■ WHAT NEEDS TO BE DONE
From the first line of the listing below to the line with "from matplotlib import font_manager as fm", print each line exactly, and nothing more. Leave out the pictures.

....

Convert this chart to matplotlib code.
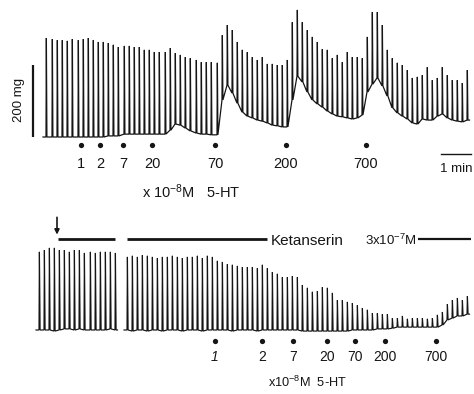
import matplotlib
matplotlib.use("Agg")
import matplotlib.pyplot as plt
from matplotlib import font_manager as fm

# ---------------- data (time in s, tension in mg) ----------------
top_t = [92, 104, 114, 124, 134, 144, 156, 166, 176, 186, 196, 206, 216, 226, 236, 248,
         258, 268, 278, 288, 298, 308, 318, 330, 340, 350, 360, 370, 380, 392, 402, 412,
         422, 434, 444, 454, 464, 474, 484, 494, 504, 514, 524, 534, 544, 554, 564, 574,
         584, 594, 604, 614, 624, 634, 644, 654, 664, 674, 684, 694, 704, 714, 724, 734,
         744, 754, 764, 774, 784, 794, 804, 814, 824, 834, 844, 854, 864, 874, 884, 894,
         904, 914, 924, 934]
top_peak = [275, 272, 269, 269, 267, 272, 269, 272, 275, 269,
            264, 264, 261, 256, 250, 253, 253, 250, 250, 242,
            242, 236, 236, 236, 247, 233, 228, 222, 219, 214,
            208, 208, 208, 206, 283, 311, 297, 264, 242, 236,
            222, 214, 222, 203, 203, 200, 200, 214, 319, 353,
            319, 297, 278, 264, 244, 242, 219, 228, 208, 236,
            222, 222, 219, 278, 347, 347, 311, 242, 219, 206,
            200, 186, 164, 167, 172, 194, 158, 164, 194, 172,
            158, 158, 150, 186]
top_base = [0, 0, 0, 0, 0, 0, 0, 0, 0, 0, 0, 0, 3, 3, 3,
            8, 8, 8, 8, 8, 8, 8, 8, 8,
            19, 36, 33, 25, 17, 11, 8, 8, 6, 6,
            103, 144, 122, 94, 69, 58, 53, 47, 44, 39, 33, 31, 28, 28,
            103, 169, 153, 125, 103, 92, 83, 72, 64, 58, 56, 53, 50, 53, 61,
            125, 147, 164, 142, 114, 81, 67, 58, 50, 39, 36, 50, 47, 47, 58,
            64, 53, 47, 44, 42, 47]

bot1_t = [78, 88, 98, 108, 118, 128, 138, 148, 158, 168, 180, 190, 200, 210, 220, 230]
bot1_peak = [217, 222, 228, 228, 222, 222, 217, 222, 222, 214, 217, 214, 217, 217, 217, 214]
bot1_base = [0, 0, 0, -3, 0, 3, 3, 0, 3, 0, 0, 0, 0, 0, 3, 0]

bot2_t = [254, 264, 274, 284, 294, 304, 314, 324, 334, 344, 354, 364, 374, 384, 394, 404,
          414, 424, 434, 444, 454, 464, 474, 484, 494, 504, 514, 524, 534, 544, 554, 564,
          574, 584, 594, 604, 614, 624, 634, 644, 654, 664, 674, 684, 694, 704, 714, 724,
          734, 744, 754, 764, 774, 784, 794, 804, 814, 824, 834, 844, 854, 864, 874, 884,
          894, 904, 914, 924, 934]
bot2_peak = [203, 206, 203, 208, 206, 203, 200, 203, 203, 206,
             203, 200, 203, 203, 206, 200, 206, 203, 192, 189,
             183, 181, 178, 175, 175, 175, 172, 181, 172, 161,
             156, 147, 147, 150, 147, 125, 117, 106, 108, 119,
             117, 103, 83, 83, 78, 75, 69, 61, 56, 47,
             47, 44, 44, 33, 33, 39, 31, 33, 33, 33,
             31, 33, 42, 50, 72, 83, 89, 83, 94]
bot2_base = [0, -3, 0, 0, -3, 0, 0, -3, 0, 0, 0, -3, 0, 0, 0, -3, 0, 0, 0, 0,
             0, -3, 0, 0, 0, 0, -3, 0, 0, 0, 0, 0, 0, 0, 0,
             -3, -3, -3, -3, -3, -3, -3, -3, -3, -3,
             0, 0, 0, 0, 0, 3, 3, 3, 5,
             8, 8, 8, 8, 8, 8, 8, 8, 8,
             14, 28, 33, 39, 39, 44]

top_dose_t = [162, 200, 246, 304, 430, 572, 732]
top_dose_lab = ["1", "2", "7", "20", "70", "200", "700"]
bot_dose_t = [430, 524, 586, 654, 710, 770, 872]
bot_dose_lab = ["1", "2", "7", "20", "70", "200", "700"]

# ---------------- fonts ----------------
def pick(names):
    for n in names:
        try:
            fm.findfont(fm.FontProperties(family=n), fallback_to_default=False)
            return n
        except Exception:
            pass
    return "DejaVu Sans"

REG = pick(["Liberation Sans", "DejaVu Sans"])
plt.rcParams["font.family"] = [REG, "DejaVu Sans"]
plt.rcParams["mathtext.fontset"] = "custom"
plt.rcParams["mathtext.rm"] = REG
plt.rcParams["mathtext.it"] = REG + ":italic"
plt.rcParams["mathtext.default"] = "regular"
INK = "#151515"

# ---------------- figure ----------------
W, H = 474, 394
fig = plt.figure(figsize=(W / 100, H / 100), dpi=100)
fig.patch.set_facecolor("white")
ax_top = fig.add_axes([0, 1 - 200 / H, 1, 200 / H])
ax_bot = fig.add_axes([0, 0, 1, 194 / H])
for a in (ax_top, ax_bot):
    a.set_axis_off()
    a.set_xlim(0, 2 * W)
ax_top.set_ylim(-175, 380.6)
ax_bot.set_ylim(-177.8, 361.1)


def trace(ax, ts, peaks, bases, up=0.7, down=1.8, lead=6, lw=0.85):
    xs, ys = [ts[0] - lead], [bases[0]]
    for t, p, b in zip(ts, peaks, bases):
        xs += [t, t + up, t + down]
        ys += [b, p, b]
    xs.append(ts[-1] + 5)
    ys.append(bases[-1])
    ax.plot(xs, ys, color=INK, lw=lw, solid_joinstyle="miter", antialiased=True)


trace(ax_top, top_t, top_peak, top_base, up=0.7, down=1.8, lw=0.9)
trace(ax_bot, bot1_t, bot1_peak, bot1_base, up=0.8, down=2.2, lw=0.85)
trace(ax_bot, bot2_t, bot2_peak, bot2_base, up=0.8, down=2.2, lw=0.85)

# scale bars (top)
ax_top.plot([66, 66], [0, 200], color=INK, lw=1.6, solid_capstyle="butt")
ax_top.text(38, 103, "200 mg", rotation=90, ha="center", va="center",
            fontsize=9.5, color=INK)
ax_top.plot([882, 942], [-47, -47], color=INK, lw=1.0)
ax_top.text(912, -97, "1 min", ha="center", va="baseline",
            fontsize=9.5, color=INK)

# dose markers
ax_top.plot(top_dose_t, [-22] * len(top_dose_t), "o", color=INK, ms=3.8, mew=0)
for t, s in zip(top_dose_t, top_dose_lab):
    ax_top.text(t, -86, s, ha="center", va="baseline", fontsize=10.5, color=INK)
ax_bot.plot(bot_dose_t, [-31] * len(bot_dose_t), "o", color=INK, ms=3.8, mew=0)
for t, s in zip(bot_dose_t, bot_dose_lab):
    ax_bot.text(t, -86, s, ha="center", va="baseline", fontsize=10, color=INK,
                style="italic" if s == "1" else "normal")

# concentration captions
ax_top.text(284, -169, "x 10$^{-8}$M   5-HT", ha="left", va="baseline",
            fontsize=10.5, color=INK, clip_on=False)
ax_bot.text(536, -158, "x10$^{-8}$M  5-HT", ha="left", va="baseline",
            fontsize=9.2, color=INK, clip_on=False)

# Ketanserin bars / labels (bottom)
ax_bot.annotate("", xy=(114, 265), xytext=(114, 313),
                arrowprops=dict(arrowstyle="-|>", lw=1.2, color=INK,
                                mutation_scale=7, shrinkA=0, shrinkB=0))
ax_bot.plot([116, 230], [253, 253], color=INK, lw=2.0, solid_capstyle="butt")
ax_bot.plot([254, 534], [253, 253], color=INK, lw=2.0, solid_capstyle="butt")
ax_bot.plot([836, 942], [253, 253], color=INK, lw=1.6, solid_capstyle="butt")
ax_bot.text(542, 236, "Ketanserin", ha="left", va="baseline",
            fontsize=11, color=INK)
ax_bot.text(730, 236, "3x10$^{-7}$M", ha="left", va="baseline",
            fontsize=9.5, color=INK)

fig.savefig("out.png", dpi=100, facecolor="white")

....

■ EXERCISE SOLUTION
Convert this chart to matplotlib code.
import matplotlib
matplotlib.use("Agg")
import matplotlib.pyplot as plt
from matplotlib import font_manager as fm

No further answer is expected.